CRM was the contact center equivalent of snake oil in the early 2000s. Cicero’s Mike Garner refers to it as CRM 1.0—the “Siebel-ization” of everything. Many vendors and lots of users believed CRM was the answer to any and all of their productivity, service and profitability problems. Throw enough CRM at anything and it would be fixed. Lots of CRM vendors got rich riding that wave.
Today, we know that CRM wasn’t the cure-all it was touted to be back in those heady days. The first clue I got about the gradual demise of CRM mania was the calendar quarter during which more CRM software was installed than was shipped. How could that happen? Shelf-ware. Lots of CRM disciples bought lots of CRM software then didn’t know what to do with it. Consequently, there was lots of CRM software sitting on lots of shelves and I guess people in those companies, probably from the finance side, noticed the software sitting dormant on the shelf and decided they should install it and try to get their money’s worth. That’s how you get more software installed than was shipped in a given period of time.
Today, CRM has taken a less frenzied and decidedly more dignified position in the contact center industry. The popularity of cloud-based CRM, however, has spurned what Cicero’s Garner terms CRM 2.0. While the CRM of today is definitely superior to the CRM of 15 years ago, it still doesn’t solve all of a contact center’s problems. There are productivity gaps that you just can’t CRM away.
According to Garner, “Contact center agents still have to work with three, five, 10 or more servicing apps, including an on-premise or cloud CRM system. There are still too many possible points of failure for agents, where steps or even whole tasks span multiple applications. We should be focusing on how work is performed within and across all applications, how it impacts customer service, and then focus on making the right type of improvement.”

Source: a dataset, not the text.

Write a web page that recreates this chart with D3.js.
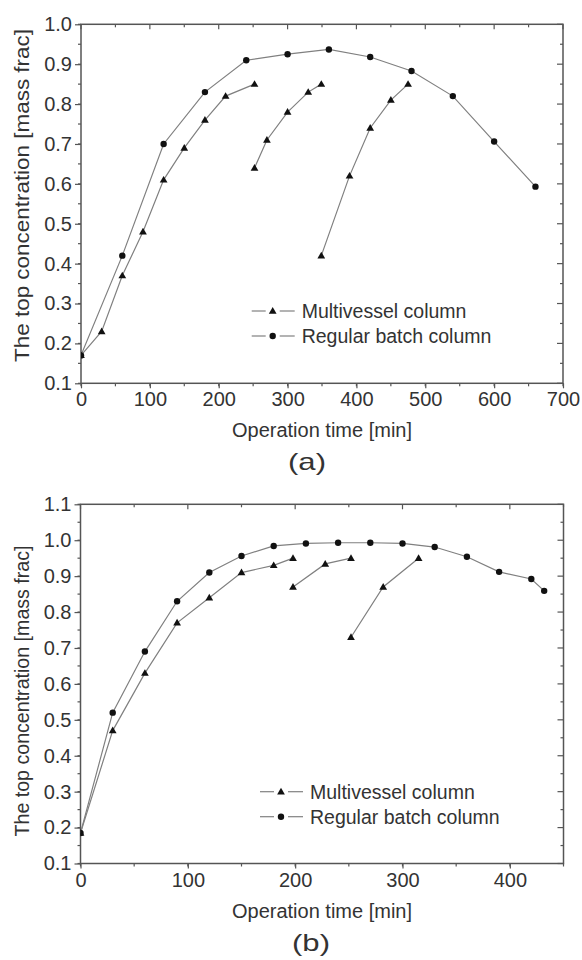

The agent desktop or workstation is a center of customer service activity that has been garnering increased interest by the industry over the past year or two. According to the results of the most recent survey of end-users conducted by Saddletree Research in conjunction with the National Association of Call Centers (NACC) at The University of Southern Mississippi, 19% of respondents intend to replace their existing agent desktop software or evaluate desktop software for initial purchase during 2015. Another 4% of respondents have already funded desktop software for purchase in 2015. In terms of real numbers, that’s over 16,000 U.S. contact centers that have decided to invest in the agent desktop this year. This is what we CRM analysts, past and present, call a trend.
“No one has three years to wait for a productivity lift based on hoped-for APIs or enhancements to the CRM or knowledge base applications sitting on the agent desktop,” Garner added. “If you can truly collect empirical data about how work happens, you can make the right choices about your agent desktops such as improving training, changing technologies and automating processes.”
As much as I, and the thousands of other CRM analysts in the industry 15 years ago, loved CRM software, we know now that it was not the cure-all for productivity and customer service challenges. You couldn’t then, and you can’t now, CRM your problems away. There are, however, areas of past neglect that are starting to get the attention they deserve. The agent workstation is a good example. Now, if only we could get agent workstations in Blueberry Blue and Cherry Red the contact center world would be perfect.